UK supports AAA guarantee

The UK Government has announced that it will guarantee AAA RMBS, precisely as I had proposed the Australian government should do in some detail last week...

I argued that a government guarantee of Australian AAA residential mortgages (and possibly commercial mortgages) on arms-length terms would help create a level playing field amongst all lenders including banks, building societies, credit unions, and non-bank lenders.

By guaranteeing the assets, and not necessarily the institutions, government can in turn vouchsafe specific lending and credit outcomes.

Furthermore, since these assets are AAA rated, the risk to which taxpayers are exposed is considerably less than guaranteeing far riskier AA, A and BBB rated banks (and then not being able to control what those banks do with the government guaranteed funds they raise).

Based on the government guarantee of State government debt, the cost of a guarantee of AAA RMBS should be around 30 basis points.

Secondary market AAA RMBS is currently pricing at more than 400 basis points over the swap rate and is completely non-economic as a funding source for lenders (break-even pricing for lenders is about 100 basis points over the swap rate).

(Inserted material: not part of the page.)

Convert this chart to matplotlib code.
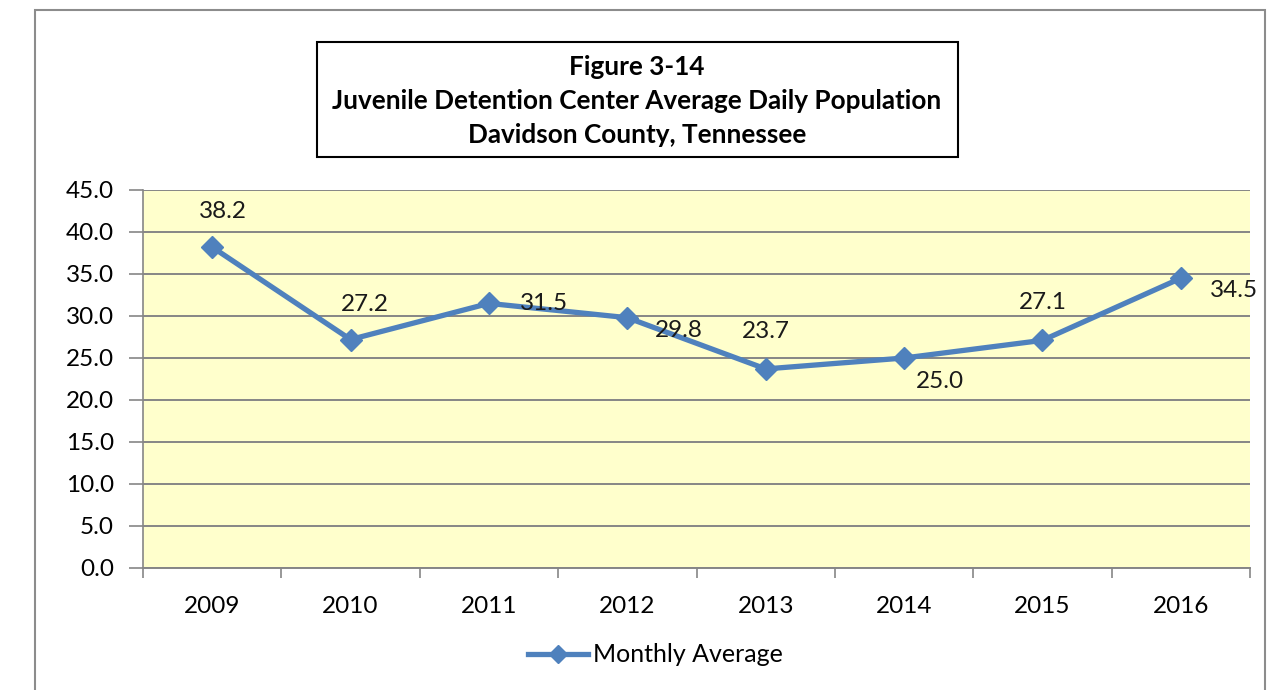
import numpy as np
import matplotlib.pyplot as plt
from matplotlib.patches import Rectangle
from matplotlib.lines import Line2D

years = ['2009', '2010', '2011', '2012', '2013', '2014', '2015', '2016']
monthly_avg = [38.2, 27.2, 31.5, 29.8, 23.7, 25.0, 27.1, 34.5]
# label offsets in points (dx, dy) for each value
label_offsets = [(8, 26), (10, 25), (40, 0), (37, -9), (0, 27), (26, -17), (0, 27), (38, -9)]

plt.rcParams['font.family'] = ['Lato', 'DejaVu Sans']

W, H = 1277, 690
fig = plt.figure(figsize=(W / 100, H / 100), dpi=100)

# outer chart frame (runs off the bottom of the page)
fig.patches.append(Rectangle((35 / W, -0.05), (1265 - 35) / W, 1 - 10 / H + 0.05,
                             transform=fig.transFigure, fill=False,
                             edgecolor='#8c8c8c', linewidth=1.5))

ax = fig.add_axes([143 / W, 1 - 568 / H, (1250 - 143) / W, (568 - 190) / H])
ax.set_facecolor('#ffffcc')

x = np.arange(len(years))
ax.plot(x, monthly_avg, color='#4f81bd', linewidth=3.8, marker='D',
        markersize=11, zorder=3, solid_capstyle='round')

for xi, v, (dx, dy) in zip(x, monthly_avg, label_offsets):
    ax.annotate(f'{v:.1f}', (xi, v), xytext=(dx, dy), textcoords='offset points',
                ha='center', va='center', fontsize=17.5, color='#1a1a1a')

ax.set_xlim(-0.5, len(years) - 0.5)
ax.set_ylim(0, 45)
ax.set_yticks(np.arange(0, 46, 5))
ax.set_yticklabels([f'{t:.1f}' for t in np.arange(0, 46, 5)])
ax.set_xticks(x)
ax.set_xticklabels(years)
ax.set_xticks(np.arange(-0.5, len(years)), minor=True)
ax.tick_params(axis='x', which='major', length=0, pad=20, labelsize=17.5)
ax.tick_params(axis='x', which='minor', length=7, width=1.2, color='#868686', direction='out')
ax.tick_params(axis='y', length=10, width=1.2, color='#868686', pad=11, labelsize=17.5)
ax.grid(axis='y', color='#868686', linewidth=1.4)
ax.set_axisbelow(True)
for side in ['top', 'right']:
    ax.spines[side].set_visible(False)
ax.spines['left'].set_color('#868686')
ax.spines['bottom'].set_color('#868686')
ax.spines['left'].set_linewidth(1.2)
ax.spines['bottom'].set_linewidth(1.4)

# title box
fig.patches.append(Rectangle((317 / W, 1 - 157 / H), (958 - 317) / W, (157 - 42) / H,
                             transform=fig.transFigure, fill=False,
                             edgecolor='black', linewidth=1.5))
title_lines = ['Figure 3-14', 'Juvenile Detention Center Average Daily Population',
               'Davidson County, Tennessee']
for i, line in enumerate(title_lines):
    fig.text(637 / W, 1 - (67 + 34 * i) / H, line, ha='center', va='center',
             fontsize=18.8, fontweight='bold')

# legend
handle = Line2D([], [], color='#4f81bd', linewidth=3.8, marker='D', markersize=9)
fig.legend([handle], ['Monthly Average'], loc='center', bbox_to_anchor=(655 / W, 1 - 655 / H),
           frameon=False, fontsize=18, handlelength=2.4, handletextpad=0.2)

fig.savefig('out.png', dpi=100)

A government guarantee would slash the cost of funding home loans for all smaller banks, building societies, and non-banks. It would also help solve the funding challenges faced by the regional banks in their core mortgage business (since the cost of funding would be broadly the same irrespective of the institution’s size).

Applying the guarantee to AAA rated commercial property loans might also reduce the need for RuddBank.

This initiative is entirely consistent with Professor Joshua Gans and my recommendation in March 2008 that the government needed to develop a specific policy approach to supporting the liquidity of the RMBS market, which historically supplied the funding for up to 25 per cent of all home loans.

The government embraced this by investing $8 billion into the RMBS market via the Treasury’s AOFM, as we had proposed.

However, the subsequent government guarantee of bank debts created a new super-class of AAA-rated securities that has supplanted the traditional AAA RMBS market. This resulted in spreads blowing out from 130 basis points over before the government announced the bank term funding guarantees to more than 200 over today (in the primary market and double that in the secondary market). Everyone agrees – including the RBA – that current pricing makes no sense and is a function of genuine market failure.

As I outlined in my article last week, there is also a clear empirical precedent for this initiative in the highly successful (government guaranteed) Canadian securitisation market, which has continued to function effectively throughout the crisis.